# Task statement
Give the listing again exactly, omitting its images.

# Data
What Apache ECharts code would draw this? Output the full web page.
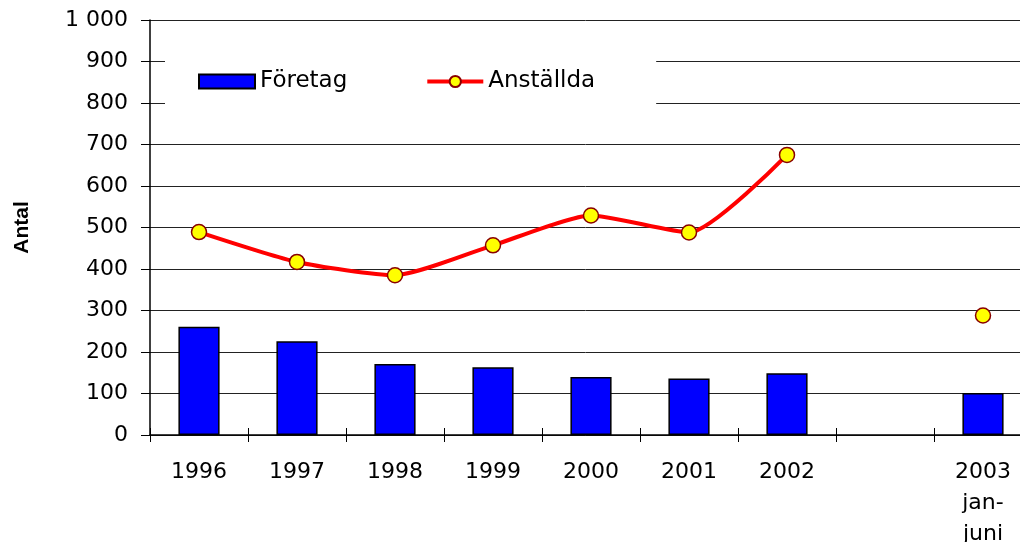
<!DOCTYPE html>
<html>
<head>
<meta charset="utf-8">
<script src="https://cdn.jsdelivr.net/npm/echarts@6/dist/echarts.min.js"></script>
<style>html,body{margin:0;padding:0;background:#fff}#c{width:1020px;height:542px}</style>
</head>
<body>
<div id="c"></div>
<script>
const categories = ['1996','1997','1998','1999','2000','2001','2002','','2003\njan-\njuni'];
const foretag = [261, 226, 171, 163, 140, 136, 149, null, 101];
const anstallda = [489, 417, 385, 457, 529, 488, 675, null, 288];
const yTicks = {min: 0, max: 1000, interval: 100};

const font = 'DejaVu Sans';
const chart = echarts.init(document.getElementById('c'));
chart.setOption({
  animation: false,
  backgroundColor: '#fff',
  grid: {left: 150, top: 20, width: 882, height: 415, outerBoundsMode: 'none', containLabel: false},
  legend: {
    left: 165, top: 50,
    backgroundColor: '#fff',
    padding: [20, 61, 20, 33],
    itemGap: 78,
    itemWidth: 56, itemHeight: 14,
    textStyle: {fontFamily: font, fontSize: 23, color: '#000'},
    data: [
      {name: 'Företag', icon: 'rect'},
      {name: 'Anställda', lineStyle: {width: 4, color: '#ff0000'}}
    ]
  },
  xAxis: [{
    type: 'category', data: categories,
    axisLine: {lineStyle: {color: '#000', width: 1.5}},
    axisTick: {show: true, interval: 0, length: 7, lineStyle: {color: '#000'}},
    axisLabel: {interval: 0, margin: 22, fontFamily: font, fontSize: 22, color: '#000', lineHeight: 31},
    splitLine: {show: false}
  }, {
    type: 'category', data: categories, position: 'bottom',
    axisLine: {show: false},
    axisTick: {show: true, inside: true, interval: 0, length: 7, lineStyle: {color: '#000'}},
    axisLabel: {show: false}
  }],
  yAxis: {
    type: 'value', min: yTicks.min, max: yTicks.max, interval: yTicks.interval,
    name: 'Antal', nameLocation: 'middle', nameGap: 117, nameRotate: 90,
    nameTextStyle: {fontFamily: 'Liberation Sans', fontWeight: 'bold', fontSize: 21, color: '#000'},
    axisLine: {show: true, lineStyle: {color: '#000', width: 1.5}},
    axisTick: {show: true, length: 9, lineStyle: {color: '#000'}},
    axisLabel: {
      margin: 22, fontFamily: font, fontSize: 22, color: '#000',
      formatter: v => v >= 1000 ? String(v).replace(/\B(?=(\d{3})+(?!\d))/g, ' ') : String(v)
    },
    splitLine: {lineStyle: {color: '#222', width: 1}}
  },
  series: [{
    name: 'Företag', type: 'bar', data: foretag,
    barWidth: '42%',
    itemStyle: {color: '#0000ff', borderColor: '#000', borderWidth: 1.5}
  }, {
    name: 'Anställda', type: 'line', data: anstallda,
    smooth: 0.2, connectNulls: false,
    symbol: 'circle', symbolSize: 15, showSymbol: true,
    lineStyle: {color: '#ff0000', width: 4},
    itemStyle: {color: '#ffff00', borderColor: '#880000', borderWidth: 1.5},
    z: 3
  }]
});
</script>
</body>
</html>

# Finished task
What Apache ECharts code would draw this? Output the full web page.
<!DOCTYPE html>
<html>
<head>
<meta charset="utf-8">
<script src="https://cdn.jsdelivr.net/npm/echarts@6/dist/echarts.min.js"></script>
<style>html,body{margin:0;padding:0;background:#fff}#c{width:1020px;height:542px}</style>
</head>
<body>
<div id="c"></div>
<script>
const categories = ['1996','1997','1998','1999','2000','2001','2002','','2003\njan-\njuni'];
const foretag = [261, 226, 171, 163, 140, 136, 149, null, 101];
const anstallda = [489, 417, 385, 457, 529, 488, 675, null, 288];
const yTicks = {min: 0, max: 1000, interval: 100};

const font = 'DejaVu Sans';
const chart = echarts.init(document.getElementById('c'));
chart.setOption({
  animation: false,
  backgroundColor: '#fff',
  grid: {left: 150, top: 20, width: 882, height: 415, outerBoundsMode: 'none', containLabel: false},
  legend: {
    left: 165, top: 50,
    backgroundColor: '#fff',
    padding: [20, 61, 20, 33],
    itemGap: 78,
    itemWidth: 56, itemHeight: 14,
    textStyle: {fontFamily: font, fontSize: 23, color: '#000'},
    data: [
      {name: 'Företag', icon: 'rect'},
      {name: 'Anställda', lineStyle: {width: 4, color: '#ff0000'}}
    ]
  },
  xAxis: [{
    type: 'category', data: categories,
    axisLine: {lineStyle: {color: '#000', width: 1.5}},
    axisTick: {show: true, interval: 0, length: 7, lineStyle: {color: '#000'}},
    axisLabel: {interval: 0, margin: 22, fontFamily: font, fontSize: 22, color: '#000', lineHeight: 31},
    splitLine: {show: false}
  }, {
    type: 'category', data: categories, position: 'bottom',
    axisLine: {show: false},
    axisTick: {show: true, inside: true, interval: 0, length: 7, lineStyle: {color: '#000'}},
    axisLabel: {show: false}
  }],
  yAxis: {
    type: 'value', min: yTicks.min, max: yTicks.max, interval: yTicks.interval,
    name: 'Antal', nameLocation: 'middle', nameGap: 117, nameRotate: 90,
    nameTextStyle: {fontFamily: 'Liberation Sans', fontWeight: 'bold', fontSize: 21, color: '#000'},
    axisLine: {show: true, lineStyle: {color: '#000', width: 1.5}},
    axisTick: {show: true, length: 9, lineStyle: {color: '#000'}},
    axisLabel: {
      margin: 22, fontFamily: font, fontSize: 22, color: '#000',
      formatter: v => v >= 1000 ? String(v).replace(/\B(?=(\d{3})+(?!\d))/g, ' ') : String(v)
    },
    splitLine: {lineStyle: {color: '#222', width: 1}}
  },
  series: [{
    name: 'Företag', type: 'bar', data: foretag,
    barWidth: '42%',
    itemStyle: {color: '#0000ff', borderColor: '#000', borderWidth: 1.5}
  }, {
    name: 'Anställda', type: 'line', data: anstallda,
    smooth: 0.2, connectNulls: false,
    symbol: 'circle', symbolSize: 15, showSymbol: true,
    lineStyle: {color: '#ff0000', width: 4},
    itemStyle: {color: '#ffff00', borderColor: '#880000', borderWidth: 1.5},
    z: 3
  }]
});
</script>
</body>
</html>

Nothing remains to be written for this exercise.